REQUIRED TASK:
Output only the lines running from the line bearing "What Plotly code" through the line bearing "80, 90, 100]", character for character.
BEGIN MATERIAL TO PROCESS
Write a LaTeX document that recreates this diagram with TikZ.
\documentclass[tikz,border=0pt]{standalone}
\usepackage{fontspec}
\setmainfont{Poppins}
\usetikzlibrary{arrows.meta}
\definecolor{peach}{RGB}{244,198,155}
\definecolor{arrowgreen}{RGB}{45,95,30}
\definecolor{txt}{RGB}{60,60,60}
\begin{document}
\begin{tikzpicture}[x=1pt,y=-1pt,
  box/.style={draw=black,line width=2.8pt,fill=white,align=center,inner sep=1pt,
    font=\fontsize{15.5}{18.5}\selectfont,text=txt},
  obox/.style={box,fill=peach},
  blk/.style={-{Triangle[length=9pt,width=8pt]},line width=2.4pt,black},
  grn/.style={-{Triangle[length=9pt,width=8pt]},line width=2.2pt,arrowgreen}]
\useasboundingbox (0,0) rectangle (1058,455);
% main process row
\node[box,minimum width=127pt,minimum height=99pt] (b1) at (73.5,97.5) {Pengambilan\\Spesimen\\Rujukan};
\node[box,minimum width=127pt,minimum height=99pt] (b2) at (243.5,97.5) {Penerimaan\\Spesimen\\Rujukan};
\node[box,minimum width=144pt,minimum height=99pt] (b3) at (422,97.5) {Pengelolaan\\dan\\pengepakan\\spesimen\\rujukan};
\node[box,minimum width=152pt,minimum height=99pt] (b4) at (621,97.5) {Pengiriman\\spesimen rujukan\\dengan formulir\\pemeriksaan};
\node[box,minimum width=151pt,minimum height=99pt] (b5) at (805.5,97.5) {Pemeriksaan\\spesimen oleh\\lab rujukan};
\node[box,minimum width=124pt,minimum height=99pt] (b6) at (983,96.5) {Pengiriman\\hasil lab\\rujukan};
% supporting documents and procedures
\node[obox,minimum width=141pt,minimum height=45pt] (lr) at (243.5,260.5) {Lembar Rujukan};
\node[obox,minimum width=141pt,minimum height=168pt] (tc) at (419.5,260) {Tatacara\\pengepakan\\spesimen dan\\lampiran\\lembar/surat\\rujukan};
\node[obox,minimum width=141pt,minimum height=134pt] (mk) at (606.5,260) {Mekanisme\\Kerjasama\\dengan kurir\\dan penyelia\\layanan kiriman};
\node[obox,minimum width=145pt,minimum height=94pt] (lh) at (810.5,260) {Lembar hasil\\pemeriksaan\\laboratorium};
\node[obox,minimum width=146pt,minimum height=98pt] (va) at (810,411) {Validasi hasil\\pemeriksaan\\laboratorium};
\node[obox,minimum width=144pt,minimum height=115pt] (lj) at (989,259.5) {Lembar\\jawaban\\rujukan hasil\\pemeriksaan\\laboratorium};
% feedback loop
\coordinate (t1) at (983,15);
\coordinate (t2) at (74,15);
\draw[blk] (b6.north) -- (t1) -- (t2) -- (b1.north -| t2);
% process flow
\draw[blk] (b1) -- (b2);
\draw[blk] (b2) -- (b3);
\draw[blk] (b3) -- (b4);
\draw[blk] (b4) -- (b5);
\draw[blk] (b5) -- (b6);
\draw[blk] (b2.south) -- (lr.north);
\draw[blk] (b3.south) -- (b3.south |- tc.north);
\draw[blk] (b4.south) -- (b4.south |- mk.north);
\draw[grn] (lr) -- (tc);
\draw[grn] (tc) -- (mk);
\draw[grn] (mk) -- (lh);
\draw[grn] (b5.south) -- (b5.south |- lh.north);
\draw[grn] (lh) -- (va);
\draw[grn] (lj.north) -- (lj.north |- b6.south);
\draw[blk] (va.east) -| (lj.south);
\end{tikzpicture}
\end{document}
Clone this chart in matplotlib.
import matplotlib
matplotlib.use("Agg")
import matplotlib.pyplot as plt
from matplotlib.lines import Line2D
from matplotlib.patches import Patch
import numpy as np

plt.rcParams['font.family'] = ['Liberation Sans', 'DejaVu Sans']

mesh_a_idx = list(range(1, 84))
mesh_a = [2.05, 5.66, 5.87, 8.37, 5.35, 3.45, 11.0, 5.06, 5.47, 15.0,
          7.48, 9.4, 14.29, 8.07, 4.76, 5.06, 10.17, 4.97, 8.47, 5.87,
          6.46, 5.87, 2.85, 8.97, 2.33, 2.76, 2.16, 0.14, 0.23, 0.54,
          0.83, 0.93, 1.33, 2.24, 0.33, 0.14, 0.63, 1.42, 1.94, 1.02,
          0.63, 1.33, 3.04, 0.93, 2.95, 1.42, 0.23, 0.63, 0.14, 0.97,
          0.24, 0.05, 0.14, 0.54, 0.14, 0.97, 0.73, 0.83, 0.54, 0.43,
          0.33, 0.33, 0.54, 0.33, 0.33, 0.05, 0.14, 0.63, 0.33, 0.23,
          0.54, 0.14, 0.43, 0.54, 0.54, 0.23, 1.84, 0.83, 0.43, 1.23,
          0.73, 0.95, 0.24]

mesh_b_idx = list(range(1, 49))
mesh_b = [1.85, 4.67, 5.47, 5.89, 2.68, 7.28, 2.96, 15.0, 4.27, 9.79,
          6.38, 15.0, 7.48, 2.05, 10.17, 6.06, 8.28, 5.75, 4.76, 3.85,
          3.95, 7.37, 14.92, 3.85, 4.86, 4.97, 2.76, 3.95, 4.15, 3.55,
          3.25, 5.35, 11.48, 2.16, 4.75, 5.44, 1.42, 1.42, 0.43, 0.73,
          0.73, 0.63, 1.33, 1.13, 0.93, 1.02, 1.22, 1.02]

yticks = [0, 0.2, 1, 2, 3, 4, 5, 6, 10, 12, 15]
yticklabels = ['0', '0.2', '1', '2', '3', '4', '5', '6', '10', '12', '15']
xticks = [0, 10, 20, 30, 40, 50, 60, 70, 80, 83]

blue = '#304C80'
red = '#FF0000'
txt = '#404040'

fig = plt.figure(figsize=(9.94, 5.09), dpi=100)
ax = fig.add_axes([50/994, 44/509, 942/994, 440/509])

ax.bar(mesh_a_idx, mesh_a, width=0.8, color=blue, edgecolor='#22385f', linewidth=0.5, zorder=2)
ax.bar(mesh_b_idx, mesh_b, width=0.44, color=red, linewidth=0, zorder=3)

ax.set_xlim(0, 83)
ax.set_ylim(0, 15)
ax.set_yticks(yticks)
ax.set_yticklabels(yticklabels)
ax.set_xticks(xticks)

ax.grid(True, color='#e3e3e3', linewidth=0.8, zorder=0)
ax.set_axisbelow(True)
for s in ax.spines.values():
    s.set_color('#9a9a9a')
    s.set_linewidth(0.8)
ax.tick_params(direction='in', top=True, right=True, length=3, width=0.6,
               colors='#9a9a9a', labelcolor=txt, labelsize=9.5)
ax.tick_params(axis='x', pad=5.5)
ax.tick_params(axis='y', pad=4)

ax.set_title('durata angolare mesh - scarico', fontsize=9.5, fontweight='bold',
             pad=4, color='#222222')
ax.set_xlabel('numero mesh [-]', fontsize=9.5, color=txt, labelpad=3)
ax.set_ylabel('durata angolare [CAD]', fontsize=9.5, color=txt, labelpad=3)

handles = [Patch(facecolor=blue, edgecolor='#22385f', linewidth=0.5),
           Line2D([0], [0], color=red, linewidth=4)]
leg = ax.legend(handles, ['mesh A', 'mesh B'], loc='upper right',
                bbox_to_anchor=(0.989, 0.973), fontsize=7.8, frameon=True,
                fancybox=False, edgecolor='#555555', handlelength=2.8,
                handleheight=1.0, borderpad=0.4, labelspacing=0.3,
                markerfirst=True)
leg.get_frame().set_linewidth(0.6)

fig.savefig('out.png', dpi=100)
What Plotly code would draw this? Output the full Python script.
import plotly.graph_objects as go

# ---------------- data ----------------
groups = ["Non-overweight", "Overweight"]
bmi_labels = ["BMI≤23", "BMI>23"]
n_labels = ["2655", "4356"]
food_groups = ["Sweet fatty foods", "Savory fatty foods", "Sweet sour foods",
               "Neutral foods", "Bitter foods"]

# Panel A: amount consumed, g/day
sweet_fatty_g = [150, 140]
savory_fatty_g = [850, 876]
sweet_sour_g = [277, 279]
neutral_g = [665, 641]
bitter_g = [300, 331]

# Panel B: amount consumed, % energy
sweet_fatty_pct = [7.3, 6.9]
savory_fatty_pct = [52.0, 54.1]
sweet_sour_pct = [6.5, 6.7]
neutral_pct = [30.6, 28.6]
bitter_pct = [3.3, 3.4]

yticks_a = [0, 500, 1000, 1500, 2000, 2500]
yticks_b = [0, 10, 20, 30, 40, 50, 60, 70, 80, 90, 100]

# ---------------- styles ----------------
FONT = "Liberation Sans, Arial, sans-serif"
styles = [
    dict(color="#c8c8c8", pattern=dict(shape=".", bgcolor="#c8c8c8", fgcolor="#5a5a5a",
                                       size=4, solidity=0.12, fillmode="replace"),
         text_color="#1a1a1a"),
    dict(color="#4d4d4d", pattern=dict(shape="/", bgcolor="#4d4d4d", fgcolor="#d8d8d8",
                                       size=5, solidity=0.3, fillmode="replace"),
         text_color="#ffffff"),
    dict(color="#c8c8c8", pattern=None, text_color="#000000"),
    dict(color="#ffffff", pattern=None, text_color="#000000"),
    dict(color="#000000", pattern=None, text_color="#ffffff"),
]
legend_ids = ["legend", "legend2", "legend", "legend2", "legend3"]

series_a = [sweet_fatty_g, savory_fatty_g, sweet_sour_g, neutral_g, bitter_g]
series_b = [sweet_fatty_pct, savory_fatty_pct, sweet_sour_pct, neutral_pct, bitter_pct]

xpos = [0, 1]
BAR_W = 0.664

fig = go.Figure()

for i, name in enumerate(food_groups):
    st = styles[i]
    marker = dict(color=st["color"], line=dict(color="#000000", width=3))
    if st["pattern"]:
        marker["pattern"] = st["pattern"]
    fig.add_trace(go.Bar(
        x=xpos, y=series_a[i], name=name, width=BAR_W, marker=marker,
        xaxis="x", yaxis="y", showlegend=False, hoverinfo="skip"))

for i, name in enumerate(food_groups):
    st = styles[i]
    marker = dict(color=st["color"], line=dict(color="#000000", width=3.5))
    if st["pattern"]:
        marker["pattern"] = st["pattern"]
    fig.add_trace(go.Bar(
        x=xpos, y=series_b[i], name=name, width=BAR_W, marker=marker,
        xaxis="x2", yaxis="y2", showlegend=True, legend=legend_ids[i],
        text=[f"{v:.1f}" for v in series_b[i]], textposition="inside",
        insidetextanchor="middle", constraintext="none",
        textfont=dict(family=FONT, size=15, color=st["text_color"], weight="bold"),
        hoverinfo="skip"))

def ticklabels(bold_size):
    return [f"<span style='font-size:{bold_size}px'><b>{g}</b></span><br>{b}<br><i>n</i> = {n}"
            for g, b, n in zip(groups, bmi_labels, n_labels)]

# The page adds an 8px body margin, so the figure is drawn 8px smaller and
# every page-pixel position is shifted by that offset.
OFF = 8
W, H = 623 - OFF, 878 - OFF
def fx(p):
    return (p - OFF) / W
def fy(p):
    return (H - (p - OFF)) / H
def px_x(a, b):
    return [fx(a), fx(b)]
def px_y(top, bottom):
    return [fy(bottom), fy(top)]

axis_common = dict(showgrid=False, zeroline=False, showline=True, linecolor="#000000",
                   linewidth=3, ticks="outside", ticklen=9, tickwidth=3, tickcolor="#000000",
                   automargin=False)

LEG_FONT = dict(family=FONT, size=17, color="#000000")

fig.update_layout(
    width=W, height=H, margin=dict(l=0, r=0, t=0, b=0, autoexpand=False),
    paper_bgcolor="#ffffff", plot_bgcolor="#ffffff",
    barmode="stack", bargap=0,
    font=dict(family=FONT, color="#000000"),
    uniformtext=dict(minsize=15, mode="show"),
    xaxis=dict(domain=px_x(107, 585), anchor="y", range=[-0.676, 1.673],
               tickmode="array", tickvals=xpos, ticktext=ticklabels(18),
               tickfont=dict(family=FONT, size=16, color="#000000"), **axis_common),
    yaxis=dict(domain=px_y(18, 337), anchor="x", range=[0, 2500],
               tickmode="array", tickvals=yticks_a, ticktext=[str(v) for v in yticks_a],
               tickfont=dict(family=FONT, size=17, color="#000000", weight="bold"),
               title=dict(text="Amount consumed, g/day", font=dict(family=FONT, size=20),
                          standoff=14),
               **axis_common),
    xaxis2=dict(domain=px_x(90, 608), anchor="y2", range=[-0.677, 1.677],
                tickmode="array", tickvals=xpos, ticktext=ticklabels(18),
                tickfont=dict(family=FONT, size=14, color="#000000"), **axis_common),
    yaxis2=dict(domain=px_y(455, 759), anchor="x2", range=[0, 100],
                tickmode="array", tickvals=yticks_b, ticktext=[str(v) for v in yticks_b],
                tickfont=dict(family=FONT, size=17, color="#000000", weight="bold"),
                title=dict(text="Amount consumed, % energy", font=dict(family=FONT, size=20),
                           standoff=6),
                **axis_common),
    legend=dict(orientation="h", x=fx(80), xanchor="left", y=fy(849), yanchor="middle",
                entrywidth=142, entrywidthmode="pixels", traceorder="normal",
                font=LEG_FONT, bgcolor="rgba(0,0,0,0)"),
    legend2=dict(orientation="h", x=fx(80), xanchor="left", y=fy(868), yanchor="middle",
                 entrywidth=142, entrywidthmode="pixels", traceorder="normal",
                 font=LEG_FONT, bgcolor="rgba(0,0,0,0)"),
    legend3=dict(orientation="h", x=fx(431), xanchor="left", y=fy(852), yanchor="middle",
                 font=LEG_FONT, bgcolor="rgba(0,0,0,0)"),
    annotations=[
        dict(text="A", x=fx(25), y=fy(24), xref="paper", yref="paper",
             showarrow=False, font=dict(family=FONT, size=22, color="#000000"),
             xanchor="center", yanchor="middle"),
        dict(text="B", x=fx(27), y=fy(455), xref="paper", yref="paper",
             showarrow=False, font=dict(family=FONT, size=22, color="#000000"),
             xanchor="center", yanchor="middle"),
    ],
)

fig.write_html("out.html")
END MATERIAL TO PROCESS
EXERCISE ANSWER:
What Plotly code would draw this? Output the full Python script.
import plotly.graph_objects as go

# ---------------- data ----------------
groups = ["Non-overweight", "Overweight"]
bmi_labels = ["BMI≤23", "BMI>23"]
n_labels = ["2655", "4356"]
food_groups = ["Sweet fatty foods", "Savory fatty foods", "Sweet sour foods",
               "Neutral foods", "Bitter foods"]

# Panel A: amount consumed, g/day
sweet_fatty_g = [150, 140]
savory_fatty_g = [850, 876]
sweet_sour_g = [277, 279]
neutral_g = [665, 641]
bitter_g = [300, 331]

# Panel B: amount consumed, % energy
sweet_fatty_pct = [7.3, 6.9]
savory_fatty_pct = [52.0, 54.1]
sweet_sour_pct = [6.5, 6.7]
neutral_pct = [30.6, 28.6]
bitter_pct = [3.3, 3.4]

yticks_a = [0, 500, 1000, 1500, 2000, 2500]
yticks_b = [0, 10, 20, 30, 40, 50, 60, 70, 80, 90, 100]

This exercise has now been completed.